During the Great Recession, which lasted from 2007 to 2009, people still stored their belongings at self storage facilities but tended to jam them into smaller, lower-priced units, Boorstein said. “There still was an incredible resiliency,” he said of the industry.
The difference between then and now, Boorstein said, is that self storage customers can choose from a wider array of facilities. At the same time, though, the percentage of Americans who use self storage keeps going up. According to the most recent demand study from the Self Storage Association, that share stood at 9.4 percent of U.S. households in 2017, driven in large part by downsizing baby boomers and apartment-dwelling millennials. Over the past several years, self storage vacancy rates have hovered around 9 percent to 10 percent.
The pain of the next recession
How much the next recession dents the self storage sector will depend on how severe the downturn is, Boorstein explained. If the recession is “short and shallow” — meaning, at the least, just two consecutive quarters of negative growth in GDP — the self storage industry will feel pain, but not as much as sectors like retail and lodging will, he said.

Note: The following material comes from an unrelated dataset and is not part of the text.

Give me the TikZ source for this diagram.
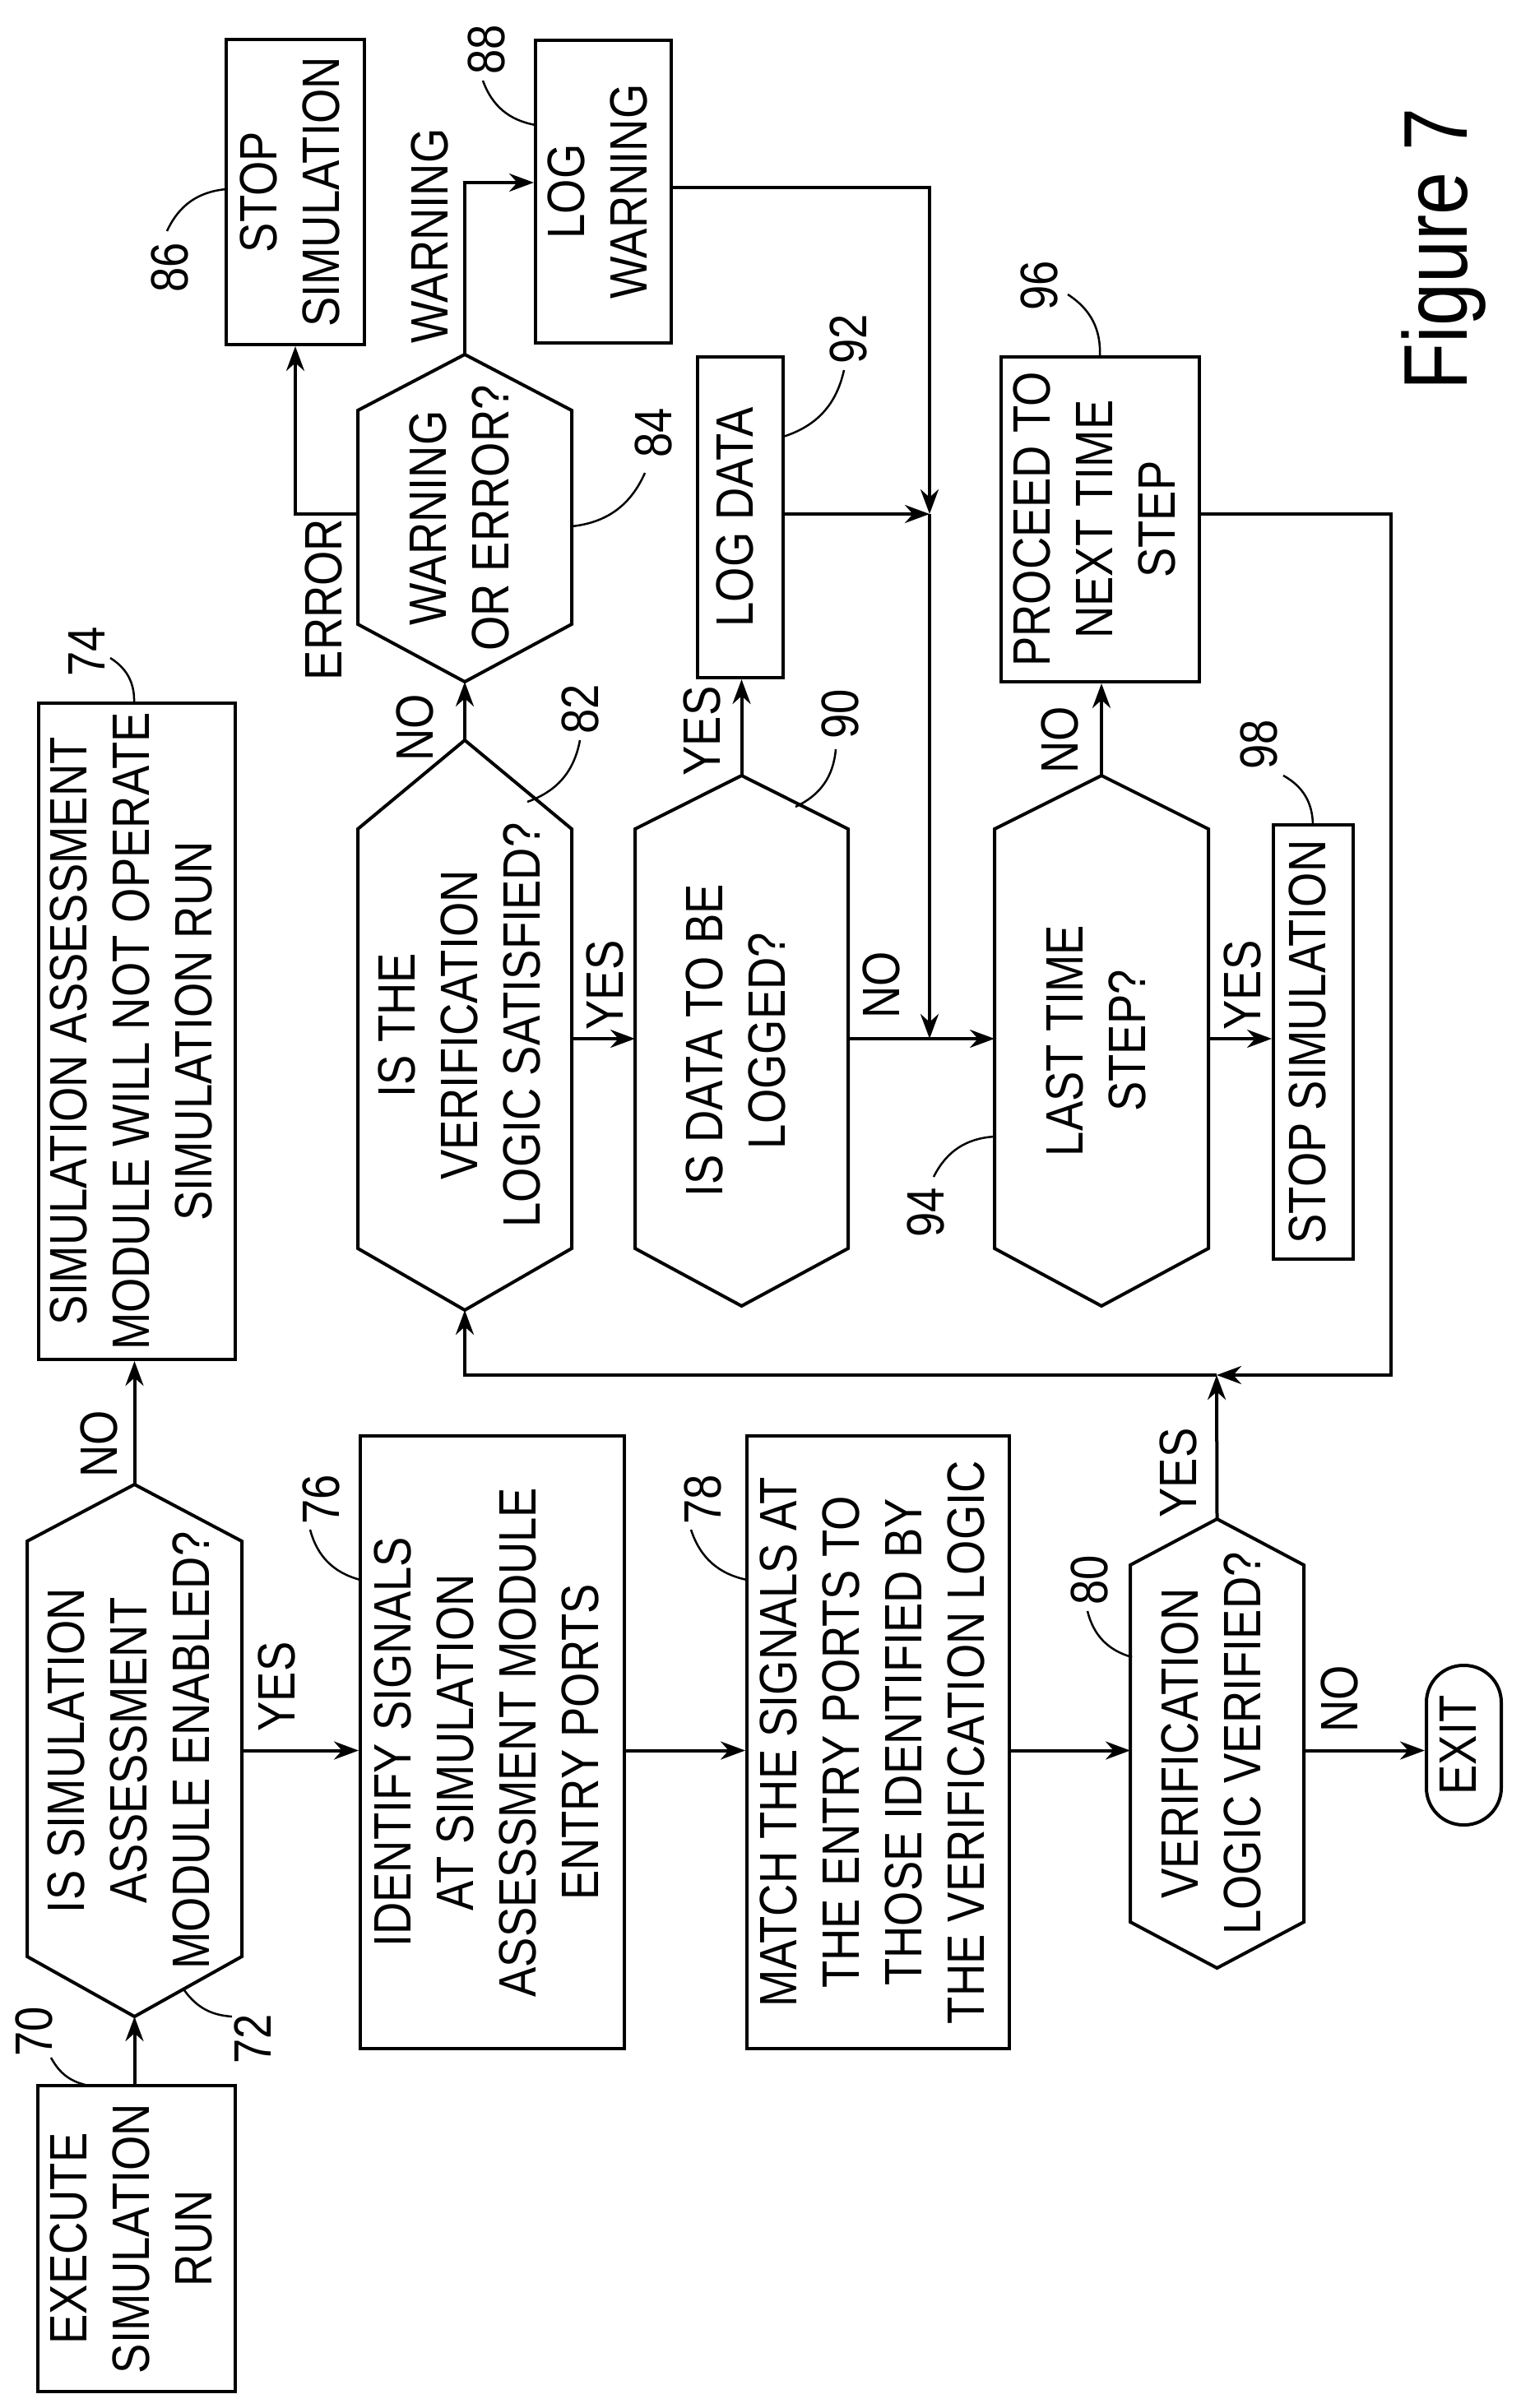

A deeper recession would, of course, inflict more economic damage.
“If it’s a normal recession, you’re in good shape,” Boorstein said. “A minor recession has very little impact on self-storage because it’s not discretionary — people use it because they need it.”
Although move-ins might taper off during a downturn, a six- to nine-month recession won’t propel a flood of moveouts and won’t “crush” stabilized facilities, he said. “Now, if you’re in lease-up … in a recession, it’s going to hurt,” Boorstein added.